The clients were the leadership of Harvard’s premier Houghton and Schlesinger libraries. The students received briefings from William Stoneman, Florence Fearrington Librarian of Houghton Library, and Marilyn Dunn, Executive Director of the Schlesinger Library and Librarian of the Radcliffe Institute; toured both libraries; and met with a wide range of archivists and librarians, who were incredibly generous with their time and expertise. I’d like to express my deep appreciation and thanks to all of the library staff who helped out with the course. Their participation was vital.

The students’ recommendations centered around the design, development, and prototyping of an “archivist’s workstation” and the unconventional “flipped” collections processing that the workstation enabled. Their process involves exhaustive but lightweight digitization of a collection as a precursor to highly efficient metadata acquisition on top of the digitized images, rather than the conventional approach of  digitizing selectively only after all processing of the collection is performed. The “digitize first” approach means that documents need only be touched once, with all of the sorting, arrangement, and metadata application being performed virtually using optimized user interfaces that they designed for these purposes. The output is a dynamic finding aid with images of all documents, complete with search and faceted browsing of the collection, to supplement the static finding aid of traditional archival processing. The students estimate that processing in this way would be faster than current methods, while delivering a superior result. Their demo video (below) gives a nice overview of the idea.

The deliverables for the course are now available at the course web site, including the final report and a videotape of their final presentation before dozens of Harvard archivists, librarians, and other members of the community.

I hope others find the ideas that the students developed as provocative and exciting as I do. I’m continuing to work with some of them over the summer and perhaps beyond, so comments are greatly appreciated.


4 Responses to “Processing special collections: An archivist’s workstation”

  1. Dorothea Salo Says:

    Stuart, this is a fabulous project! (It’s amazing what happens when students are set a problem and given freedom to solve it. I use this technique a lot in my own classes, and have yet to be disappointed.)

    Your students may be interested in reading about “More Product Less Process,” a lean-mean archival processing method argued for by Greene and Meissner (“More Product, Less Process: Revamping Traditional Archival Processing” American Archivist 68:208-263). MPLP has been extensively discussed in the archival literature; don’t stop at the article I just cited!

    MPLP lessons are now being applied to digitization of archival materials; I know that archivist Josh Ranger at the University of Wisconsin at Oshkosh has done (among other things) enlightening user-opinion surveys on MPLP digitization. I can try to dig up additional work in this area if that would be helpful.

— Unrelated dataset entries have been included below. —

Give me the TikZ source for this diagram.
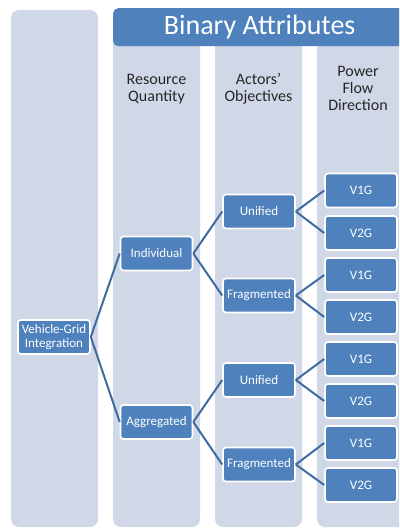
\documentclass[tikz,border=0pt]{standalone}
\usepackage{fontspec}
\setmainfont{Carlito}
\definecolor{colbg}{HTML}{D0D8E8}
\definecolor{nodeblue}{HTML}{4F81BD}
\definecolor{linkblue}{HTML}{3F6B9E}
\begin{document}
\begin{tikzpicture}[x=1pt,y=-1pt,
  column/.style={fill=colbg,rounded corners=8pt},
  tnode/.style={rectangle,rounded corners=3pt,fill=nodeblue,draw=white,line width=1.6pt,
    minimum width=72pt,minimum height=34pt,inner sep=1pt,text=white,align=center,
    font=\fontsize{13}{14}\selectfont},
  heading/.style={align=center,font=\fontsize{16}{17}\selectfont,text=black!85},
  link/.style={draw=linkblue,line width=2pt}]
\useasboundingbox (0,0) rectangle (399,529);
\clip (0,0) rectangle (399,529);
% columns
\fill[column] (11,10) rectangle (98,527);
\fill[column] (113,10) rectangle (200,527);
\fill[column] (215,10) rectangle (302,527);
\fill[column] (317,10) rectangle (410,527);
% header
\node[fill=nodeblue,rounded corners=5pt,minimum width=295pt,minimum height=38pt,anchor=north west,inner sep=0pt,
  text=white,font=\fontsize{28}{30}\selectfont] (hdr) at (113,8) {\hspace*{-2pt}Binary Attributes\hspace*{0pt}};
% headings
\node[heading] (h1) at (156.5,89) {Resource\\Quantity};
\node[heading] (h2) at (258.5,89) {Actors’\\Objectives};
\node[heading] (h3) at (358,88) {Power\\Flow\\Direction};
% nodes
\node[tnode] (vgi) at (54,337) {Vehicle-Grid\\Integration};
\node[tnode] (ind) at (156.5,253.5) {Individual};
\node[tnode] (agg) at (156.5,422) {Aggregated};
\node[tnode] (u1) at (259,211.5) {Unified};
\node[tnode] (f1) at (259,295.5) {Fragmented};
\node[tnode] (u2) at (259,380) {Unified};
\node[tnode] (f2) at (259,464.5) {Fragmented};
\node[tnode] (a1) at (361,190.5) {V1G};
\node[tnode] (a2) at (361,233) {V2G};
\node[tnode] (a3) at (361,275) {V1G};
\node[tnode] (a4) at (361,317) {V2G};
\node[tnode] (a5) at (361,359) {V1G};
\node[tnode] (a6) at (361,401) {V2G};
\node[tnode] (a7) at (361,443) {V1G};
\node[tnode] (a8) at (361,485) {V2G};
% links
\foreach \p/\c in {vgi/ind,vgi/agg,ind/u1,ind/f1,agg/u2,agg/f2,u1/a1,u1/a2,f1/a3,f1/a4,u2/a5,u2/a6,f2/a7,f2/a8}
  \draw[link] (\p.east) -- (\c.west);
\end{tikzpicture}
\end{document}
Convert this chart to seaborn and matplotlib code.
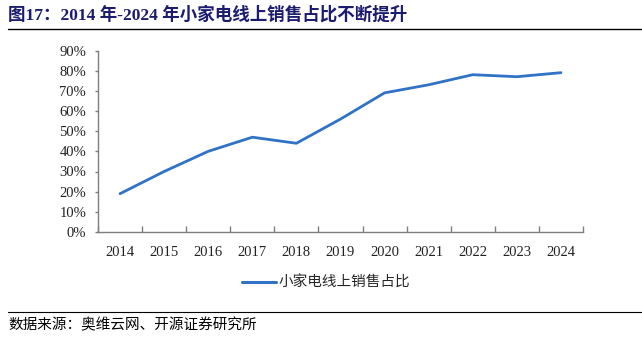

    Your students’ work also comes at a crucial time in the evolution of archival-description software. The two dominant open-source packages in this area, Archon and Archivists’ Toolkit, are merging into a new package called ArchivesSpace http://www.archivesspace.org/ . I encourage your students to look into getting involved in development and testing!

    Disclaimer: I’m not an archivist myself; I only train a few of them in digital tools and techniques.

  2. Stuart Shieber Says:

    @Dorothea: Thanks for the pointers. MPLP is definitely the theme of the students’ proposals. There’s some use of Archivists’ Toolkit here at Harvard, but not at all of our special collections. I hope we’ll be able to look into these newer systems as well.

  3. Daniel Mietchen Says:

    One step I am missing in this workflow is the licensing. Sure, many items in the special collections are old enough not to have this problem, but a good portion probably isn’t. Having a standard protocol for when to license what in what way could really boost the reuse of such resources.

  4. Stuart Shieber Says:

    @Daniel: Yes, the issue of restricting access based on privacy and rights are very important, and received little discussion in the students’ work beyond an understanding that provision needs to be made for archivists’ control over the public visibility of materials for these reasons. By the way, even out of copyright materials in the collection may have distribution issues by virtue of contractual obligations of the library from the donor, so age is not a sufficient criterion for distribution. More thought definitely needs to go into this as we proceed with the project.